SUPPLIED DATA -
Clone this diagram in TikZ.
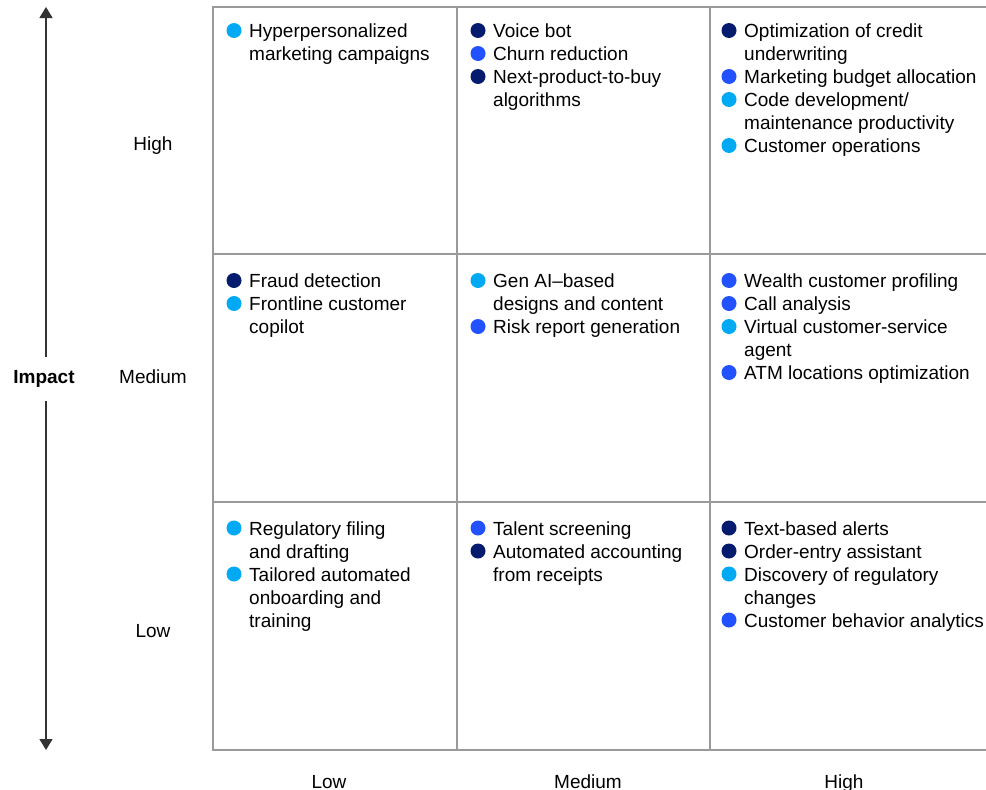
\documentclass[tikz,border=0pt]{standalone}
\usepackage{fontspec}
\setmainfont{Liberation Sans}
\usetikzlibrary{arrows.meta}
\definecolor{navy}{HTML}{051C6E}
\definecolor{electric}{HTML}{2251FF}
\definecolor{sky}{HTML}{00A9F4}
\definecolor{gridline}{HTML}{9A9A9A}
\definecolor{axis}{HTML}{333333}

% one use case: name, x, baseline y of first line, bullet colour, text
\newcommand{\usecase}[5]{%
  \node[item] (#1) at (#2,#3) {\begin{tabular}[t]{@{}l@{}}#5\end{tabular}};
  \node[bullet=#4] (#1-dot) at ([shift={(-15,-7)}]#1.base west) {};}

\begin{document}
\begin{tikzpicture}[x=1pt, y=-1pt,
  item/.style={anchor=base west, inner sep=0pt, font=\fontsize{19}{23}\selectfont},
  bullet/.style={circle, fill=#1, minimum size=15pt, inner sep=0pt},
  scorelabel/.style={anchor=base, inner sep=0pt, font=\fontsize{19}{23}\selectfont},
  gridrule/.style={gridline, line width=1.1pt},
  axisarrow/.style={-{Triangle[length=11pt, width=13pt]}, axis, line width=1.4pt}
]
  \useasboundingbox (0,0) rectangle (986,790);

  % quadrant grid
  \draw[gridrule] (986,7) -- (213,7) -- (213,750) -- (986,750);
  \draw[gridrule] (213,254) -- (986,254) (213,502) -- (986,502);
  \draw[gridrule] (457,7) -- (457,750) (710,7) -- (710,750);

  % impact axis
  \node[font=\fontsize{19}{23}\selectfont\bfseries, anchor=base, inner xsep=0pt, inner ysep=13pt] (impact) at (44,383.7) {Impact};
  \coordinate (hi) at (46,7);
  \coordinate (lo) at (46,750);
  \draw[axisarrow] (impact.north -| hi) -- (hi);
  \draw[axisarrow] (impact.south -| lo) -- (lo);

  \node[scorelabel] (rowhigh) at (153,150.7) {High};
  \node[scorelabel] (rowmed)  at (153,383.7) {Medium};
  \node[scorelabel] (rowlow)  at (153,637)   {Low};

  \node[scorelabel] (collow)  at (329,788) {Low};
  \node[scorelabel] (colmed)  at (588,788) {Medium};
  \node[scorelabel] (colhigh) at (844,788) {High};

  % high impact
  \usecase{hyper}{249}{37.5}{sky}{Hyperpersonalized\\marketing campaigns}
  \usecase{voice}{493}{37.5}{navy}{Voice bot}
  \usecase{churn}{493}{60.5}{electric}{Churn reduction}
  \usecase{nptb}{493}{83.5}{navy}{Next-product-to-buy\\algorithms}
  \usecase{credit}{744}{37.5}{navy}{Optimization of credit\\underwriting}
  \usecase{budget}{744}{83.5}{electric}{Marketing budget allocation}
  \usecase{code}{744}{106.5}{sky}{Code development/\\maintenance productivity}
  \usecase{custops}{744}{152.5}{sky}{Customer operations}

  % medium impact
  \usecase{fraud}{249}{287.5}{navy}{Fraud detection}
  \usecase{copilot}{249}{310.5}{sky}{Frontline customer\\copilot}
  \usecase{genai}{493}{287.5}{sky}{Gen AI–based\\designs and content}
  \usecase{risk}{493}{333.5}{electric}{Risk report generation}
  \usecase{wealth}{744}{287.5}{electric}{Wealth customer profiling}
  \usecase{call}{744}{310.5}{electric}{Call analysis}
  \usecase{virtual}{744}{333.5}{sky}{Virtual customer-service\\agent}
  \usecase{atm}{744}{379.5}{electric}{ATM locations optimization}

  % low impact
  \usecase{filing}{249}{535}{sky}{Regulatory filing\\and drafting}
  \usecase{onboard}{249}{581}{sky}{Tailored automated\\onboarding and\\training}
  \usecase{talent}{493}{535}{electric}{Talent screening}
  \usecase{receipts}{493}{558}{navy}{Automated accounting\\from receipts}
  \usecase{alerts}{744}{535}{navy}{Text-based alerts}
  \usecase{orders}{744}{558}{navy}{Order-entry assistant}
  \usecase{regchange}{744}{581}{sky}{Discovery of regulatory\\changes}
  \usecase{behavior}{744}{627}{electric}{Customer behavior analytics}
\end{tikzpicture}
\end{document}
--
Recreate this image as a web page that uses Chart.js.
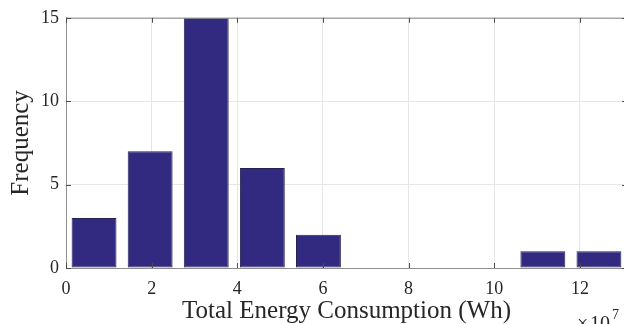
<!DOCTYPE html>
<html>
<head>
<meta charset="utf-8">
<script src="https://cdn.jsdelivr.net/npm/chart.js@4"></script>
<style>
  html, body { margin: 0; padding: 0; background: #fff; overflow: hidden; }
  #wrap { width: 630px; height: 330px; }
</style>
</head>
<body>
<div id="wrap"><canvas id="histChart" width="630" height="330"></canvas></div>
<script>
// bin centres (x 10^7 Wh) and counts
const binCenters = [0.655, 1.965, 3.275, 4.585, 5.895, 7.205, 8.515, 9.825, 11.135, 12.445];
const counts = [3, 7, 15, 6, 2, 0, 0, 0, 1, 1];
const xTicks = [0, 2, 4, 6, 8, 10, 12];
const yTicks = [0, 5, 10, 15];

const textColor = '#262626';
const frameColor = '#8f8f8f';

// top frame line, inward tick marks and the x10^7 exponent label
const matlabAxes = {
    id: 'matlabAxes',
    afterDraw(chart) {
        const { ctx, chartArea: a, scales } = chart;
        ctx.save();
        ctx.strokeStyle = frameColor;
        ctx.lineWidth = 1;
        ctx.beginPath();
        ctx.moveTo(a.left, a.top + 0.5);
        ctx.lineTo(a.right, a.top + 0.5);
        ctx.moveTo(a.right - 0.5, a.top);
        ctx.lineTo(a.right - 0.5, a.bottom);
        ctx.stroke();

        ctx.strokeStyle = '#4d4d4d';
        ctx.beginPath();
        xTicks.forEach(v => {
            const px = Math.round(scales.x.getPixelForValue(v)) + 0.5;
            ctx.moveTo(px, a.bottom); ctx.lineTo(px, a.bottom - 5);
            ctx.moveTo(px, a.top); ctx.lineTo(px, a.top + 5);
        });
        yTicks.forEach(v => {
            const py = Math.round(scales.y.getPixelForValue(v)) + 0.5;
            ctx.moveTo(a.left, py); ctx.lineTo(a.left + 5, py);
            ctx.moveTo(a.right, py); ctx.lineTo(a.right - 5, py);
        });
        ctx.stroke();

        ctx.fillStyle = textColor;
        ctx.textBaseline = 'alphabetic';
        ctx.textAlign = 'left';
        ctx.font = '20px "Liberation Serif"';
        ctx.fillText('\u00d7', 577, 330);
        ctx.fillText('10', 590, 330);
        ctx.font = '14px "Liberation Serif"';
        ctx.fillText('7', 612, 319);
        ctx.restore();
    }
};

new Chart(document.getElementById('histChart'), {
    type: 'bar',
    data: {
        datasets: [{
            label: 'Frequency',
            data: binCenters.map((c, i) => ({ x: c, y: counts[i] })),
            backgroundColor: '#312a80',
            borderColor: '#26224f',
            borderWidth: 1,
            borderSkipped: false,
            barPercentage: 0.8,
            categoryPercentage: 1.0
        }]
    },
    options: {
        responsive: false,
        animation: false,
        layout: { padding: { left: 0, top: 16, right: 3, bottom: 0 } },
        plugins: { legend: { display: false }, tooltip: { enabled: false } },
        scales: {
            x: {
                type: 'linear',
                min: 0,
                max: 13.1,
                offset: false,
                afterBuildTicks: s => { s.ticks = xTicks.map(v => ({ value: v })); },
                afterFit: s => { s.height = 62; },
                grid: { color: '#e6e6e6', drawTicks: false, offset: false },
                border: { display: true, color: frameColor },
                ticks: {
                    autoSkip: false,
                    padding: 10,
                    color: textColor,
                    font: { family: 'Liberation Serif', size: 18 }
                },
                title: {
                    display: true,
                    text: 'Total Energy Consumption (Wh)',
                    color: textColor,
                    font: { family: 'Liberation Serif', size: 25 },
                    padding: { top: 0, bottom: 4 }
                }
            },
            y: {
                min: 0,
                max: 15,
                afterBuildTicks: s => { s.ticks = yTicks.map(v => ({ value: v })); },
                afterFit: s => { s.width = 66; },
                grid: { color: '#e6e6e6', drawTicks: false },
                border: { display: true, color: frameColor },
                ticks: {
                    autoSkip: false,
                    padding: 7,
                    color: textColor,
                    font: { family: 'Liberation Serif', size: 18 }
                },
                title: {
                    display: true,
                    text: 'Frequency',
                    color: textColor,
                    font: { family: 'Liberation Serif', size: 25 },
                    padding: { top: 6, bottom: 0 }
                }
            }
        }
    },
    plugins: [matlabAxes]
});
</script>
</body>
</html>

EXERCISE OBJECTIVE -
Leaving out all pictures, set down exactly the lines of the material above, from the line with "Clone this diagram in TikZ." to the line with "(710,7) -- (710,750);" inclusive, and no others.

TASK RESULT -
Clone this diagram in TikZ.
\documentclass[tikz,border=0pt]{standalone}
\usepackage{fontspec}
\setmainfont{Liberation Sans}
\usetikzlibrary{arrows.meta}
\definecolor{navy}{HTML}{051C6E}
\definecolor{electric}{HTML}{2251FF}
\definecolor{sky}{HTML}{00A9F4}
\definecolor{gridline}{HTML}{9A9A9A}
\definecolor{axis}{HTML}{333333}

% one use case: name, x, baseline y of first line, bullet colour, text
\newcommand{\usecase}[5]{%
  \node[item] (#1) at (#2,#3) {\begin{tabular}[t]{@{}l@{}}#5\end{tabular}};
  \node[bullet=#4] (#1-dot) at ([shift={(-15,-7)}]#1.base west) {};}

\begin{document}
\begin{tikzpicture}[x=1pt, y=-1pt,
  item/.style={anchor=base west, inner sep=0pt, font=\fontsize{19}{23}\selectfont},
  bullet/.style={circle, fill=#1, minimum size=15pt, inner sep=0pt},
  scorelabel/.style={anchor=base, inner sep=0pt, font=\fontsize{19}{23}\selectfont},
  gridrule/.style={gridline, line width=1.1pt},
  axisarrow/.style={-{Triangle[length=11pt, width=13pt]}, axis, line width=1.4pt}
]
  \useasboundingbox (0,0) rectangle (986,790);

  % quadrant grid
  \draw[gridrule] (986,7) -- (213,7) -- (213,750) -- (986,750);
  \draw[gridrule] (213,254) -- (986,254) (213,502) -- (986,502);
  \draw[gridrule] (457,7) -- (457,750) (710,7) -- (710,750);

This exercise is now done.